KARACHI: The current account deficit (CAD) shrank by a massive 73 per cent in the first month of this fiscal year, reported the State Bank of Pakistan on Tuesday.

The CAD plunged by 72.81pc to $579 million in July, as compared to $2.13 billion in same period of 2018-19. This was in line with the downward trend witnessed throughout 2018-19 when the deficit stood lower by 31pc to $13.58bn, from $19.8bn in FY18 – recording a decrease of $6.3bn.

This must be a relief for the government which has been struggling to plug the deficit through borrowing from donor agencies, commercial banks and friendly countries. Primary contributor to the noticeable decline was the governmental measures aimed at curbing the imports.

On a monthly basis, the decrease in current account deficit, though still sizeable, fell short of the yearly figure as it dipped by 37pc from $921m in June this year. Financial experts believe if the country is able to bring down CAD to single digits in FY20, then the situation would be manageable for the government.

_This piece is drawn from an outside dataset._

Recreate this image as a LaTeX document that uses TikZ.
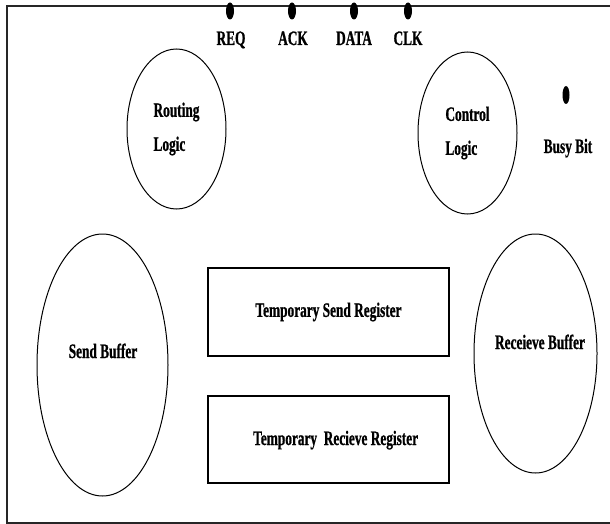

According to the July data, exports jumped 10pc to $2.233bn, as compared to $2.012bn whereas imports plunged to $4.08bn, from $5.497bn in same month last year. As a result, balance of trade in goods fell to $1.847bn, as against a deficit $3.485bn. The balance of trade in services, on the other hand, went down 8.5pc to $473m, from last year’s level of $517m.

The decrease in imports has been the primary driver of the lower CAD but the trade bodies have criticised measures to cut on imports, which, they say, would impede economic activity and thus hurt exports as well.

Export industry also depends on imports for manufacturing its products as they use around 33pc of imported constituents.

The heavy reduction in CAD would also help State Bank accumulate its dollar reserves which have failed to hit double digits despite continued inflows from friendly countries and donor agencies.

Bankers say the fall in CAD will help bring some stability to exchange rate and support for both import-reliant and domestically sufficient manufacturers.